Au moment du premier déconfinement en mai, Olivier Véran le répète, il faut « tester, tester et tester » pour identifier le plus précocement possible les personnes infectées et avoir une idée du nombre de personnes contaminées à l’échelle nationale. En mars-avril, seules les personnes hospitalisées, puis peu à peu les résidents des EHPAD peuvent en effet avoir recours aux tests RT-PCR.
La population générale et les pharmaciens sont encore loin d'imaginer qu'ils se retrouveront quelques mois plus tard avec un écouvillon dans le nez ou entre les mains, selon la catégorie à laquelle on appartient, dans un pays qui va parvenir à pratiquer plus de 2 millions de tests hebdomadaires au cours du mois d'octobre. Il faut dire que, dans un premier temps, les officinaux auront dû patienter de longues semaines avant d'avoir enfin le droit de réaliser les TROD sérologiques, évoqués dès le mois d'avril, mais qui ne feront leur apparition au comptoir que dans le courant du mois de juillet.
Trod sérologiques : une (trop) longue attente
Quelques jours après la parution de la liste des tests sérologiques homologués par le Centre national de référence (CNR), la présidente du Conseil national de l'Ordre, Carine Wolf-Thal, s'étonne de la situation dans les colonnes du « Quotidien » du 2 juin. « C’est ubuesque. Les tests validés sont connus, la Haute Autorité de santé est favorable à l’idée que les pharmaciens proposent des TROD Covid-19. Il ne manquait plus que l’arrêté et nous n’avons aucune idée de quand il sortira », déplorait-elle alors. Sans attendre qu'un arrêté ne les y invite, des pharmaciens commencent à proposer des TROD sérologiques à leurs patients, certains se faisant d'ailleurs rabrouer par le CNOP lui-même. Les syndicats dénoncent, eux, les manœuvres exercées par les biologistes pour freiner l'arrivée de ces tests en officine. « Il y a un véritable lobbying des biologistes médicaux pour exclure les pharmaciens de la pratique des TROD Covid., dénonçait Gilles Bonnefond en juin dernier. Ils mènent un combat qui est totalement inapproprié, déplorait-il. Pour les Français, il est maintenant naturel de venir se faire dépister en pharmacie. Il s’agit désormais de mettre en place une véritable stratégie de santé publique pour que nous puissions contribuer à mesurer l’immunité collective de la population. » C'est finalement le 15 juillet qu'un arrêté va officiellement permettre aux officinaux de se lancer. 50 000 TROD sérologiques seront réalisé au cours de l'été, mais alors que le nombre de contaminations augmente lentement mais sûrement à la rentrée, une autre catégorie de tests va rapidement les éclipser.

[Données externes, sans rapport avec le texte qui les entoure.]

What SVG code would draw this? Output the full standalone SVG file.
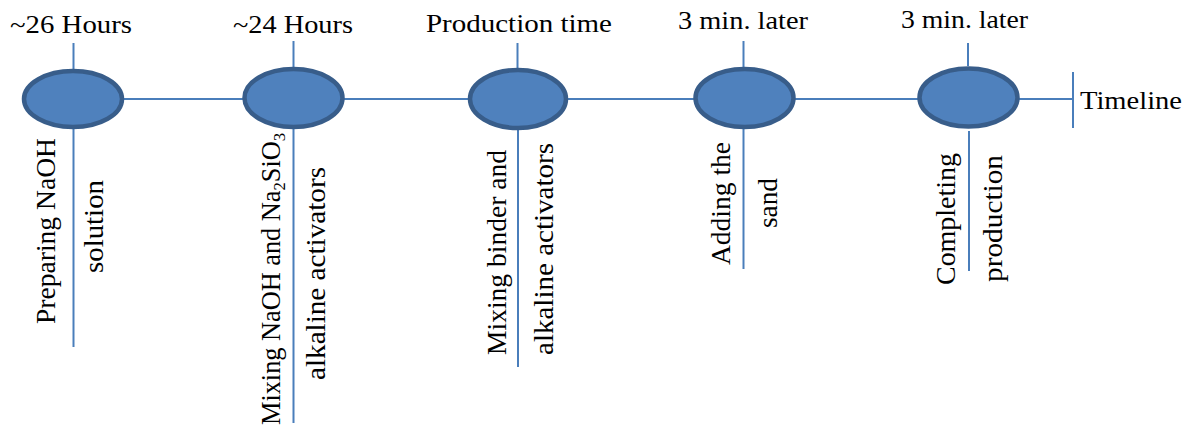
<svg xmlns="http://www.w3.org/2000/svg" width="1189" height="428" viewBox="0 0 1189 428">
<style>
.bg{fill:#ffffff}
.ln{stroke:#4a7ebb;stroke-width:2;fill:none}
.node{fill:#4f81bd;stroke:#385d8a;stroke-width:4.5}
.t{font-family:"Liberation Serif","Times New Roman",serif;font-size:26px;fill:#000}
.r{font-family:"Liberation Serif","Times New Roman",serif;font-size:27px;fill:#000}
</style>
<rect class="bg" x="0" y="0" width="1189" height="428"/>
<g id="connectors">
<line class="ln" x1="123" y1="99" x2="1073" y2="99"/>
<line class="ln" x1="1073" y1="72" x2="1073" y2="128"/>
<line class="ln" x1="73.5" y1="43" x2="73.5" y2="70"/>
<line class="ln" x1="73.5" y1="128" x2="73.5" y2="347"/>
<line class="ln" x1="293.5" y1="41" x2="293.5" y2="68"/>
<line class="ln" x1="293.5" y1="129" x2="293.5" y2="423"/>
<line class="ln" x1="517.5" y1="43" x2="517.5" y2="69"/>
<line class="ln" x1="518" y1="130" x2="518" y2="367"/>
<line class="ln" x1="743.5" y1="41" x2="743.5" y2="67"/>
<line class="ln" x1="743.5" y1="129" x2="743.5" y2="269"/>
<line class="ln" x1="968" y1="43" x2="968" y2="66"/>
<line class="ln" x1="969" y1="131" x2="969" y2="271"/>
</g>
<g id="node1">
<ellipse class="node" cx="73" cy="99" rx="49" ry="28"/>
<text class="t" x="10" y="33" textLength="122" lengthAdjust="spacingAndGlyphs">~26 Hours</text>
<text class="r" transform="translate(55,324) rotate(-90)" x="0" y="0" textLength="186" lengthAdjust="spacingAndGlyphs">Preparing NaOH</text>
<text class="r" transform="translate(103,273) rotate(-90)" x="0" y="0" textLength="93" lengthAdjust="spacingAndGlyphs">solution</text>
</g>
<g id="node2">
<ellipse class="node" cx="293.5" cy="98" rx="49" ry="29"/>
<text class="t" x="233" y="33" textLength="120" lengthAdjust="spacingAndGlyphs">~24 Hours</text>
<text class="r" transform="translate(280,425) rotate(-90)" x="0" y="0" textLength="292" lengthAdjust="spacingAndGlyphs">Mixing NaOH and Na<tspan font-size="17" dy="5">2</tspan><tspan dy="-5">SiO</tspan><tspan font-size="17" dy="5">3</tspan></text>
<text class="r" transform="translate(325,380) rotate(-90)" x="0" y="0" textLength="213" lengthAdjust="spacingAndGlyphs">alkaline activators</text>
</g>
<g id="node3">
<ellipse class="node" cx="518" cy="99" rx="48" ry="29"/>
<text class="t" x="426" y="32" textLength="186" lengthAdjust="spacingAndGlyphs">Production time</text>
<text class="r" transform="translate(506,355) rotate(-90)" x="0" y="0" textLength="205" lengthAdjust="spacingAndGlyphs">Mixing binder and</text>
<text class="r" transform="translate(553,355) rotate(-90)" x="0" y="0" textLength="212" lengthAdjust="spacingAndGlyphs">alkaline activators</text>
</g>
<g id="node4">
<ellipse class="node" cx="744.5" cy="98" rx="49" ry="29"/>
<text class="t" x="678" y="29" textLength="130" lengthAdjust="spacingAndGlyphs">3 min. later</text>
<text class="r" transform="translate(730,265) rotate(-90)" x="0" y="0" textLength="123" lengthAdjust="spacingAndGlyphs">Adding the</text>
<text class="r" transform="translate(777,228) rotate(-90)" x="0" y="0" textLength="50" lengthAdjust="spacingAndGlyphs">sand</text>
</g>
<g id="node5">
<ellipse class="node" cx="968.5" cy="97.5" rx="49" ry="29"/>
<text class="t" x="901" y="28" textLength="127" lengthAdjust="spacingAndGlyphs">3 min. later</text>
<text class="r" transform="translate(955,285) rotate(-90)" x="0" y="0" textLength="132" lengthAdjust="spacingAndGlyphs">Completing</text>
<text class="r" transform="translate(1002,282) rotate(-90)" x="0" y="0" textLength="127" lengthAdjust="spacingAndGlyphs">production</text>
</g>
<g id="timeline-label">
<text class="t" x="1080" y="109" textLength="102" lengthAdjust="spacingAndGlyphs">Timeline</text>
</g>
</svg>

Et le test antigénique fut
Alors que les files d'attente devant les laboratoires font jaser, que des patients attendent parfois plus d'une dizaine de jours avant de savoir s'ils sont positifs, rendant de facto l'acte totalement inutile, l'exécutif doit trouver des solutions pour continuer à tester toujours plus et surtout de manière plus intelligente. Bien que moins fiables, surtout pour les personnes asymptomatiques, les tests antigéniques sur prélèvements nasopharyngés sont finalement recommandés par la Haute Autorité de santé. Infirmiers, médecins et bien sûr pharmaciens vont enfin pouvoir soulager des laboratoires submergés par la demande en permettant à des patients de savoir s'ils sont positifs ou non au Covid-19 à l'instant T. Dans des barnums sur la voie publique, dans leurs espaces de confidentialité, aidés par des étudiants et les préparateurs pour les prélèvements, plus de 30 % des officinaux vont s'investir pour cette mission chronophage et complexe à mettre en place, le tout quelques jours à peine après une campagne de vaccination antigrippale particulièrement sportive cette année.
À la mi-décembre, un peu plus du tiers des pharmacies françaises réalisaient ces tests rapides selon le ministère de la Santé. En tout, plus de 900 000 tests antigéniques avaient été effectués par les officinaux juste avant les fêtes de fin d'année, si l'on se base sur les chiffres d'IQVIA. Les résultats de ces tests ont été transmis dans un premier temps assez laborieusement à l'assurance-maladie avant que la plateforme Si-DEP¨ne soit rendue accessible aux officinaux dans le courant du mois de novembre. Quelques jours plus tard, suite à un nouvel avis de la HAS, les pharmaciens sont même autorisés à tester les cas contacts et les personnes identifiées au sein de clusters, peu après avoir obtenu le droit de proposer les tests antigéniques aux patients âgés de plus de 65 ans. Sur le front du Covid, le pharmacien a su réussir le test, reste à voir quelles nouvelles missions (ou épreuves selon l'interprétation de chacun) lui seront confiées pour lutter contre l'épidémie en 2021.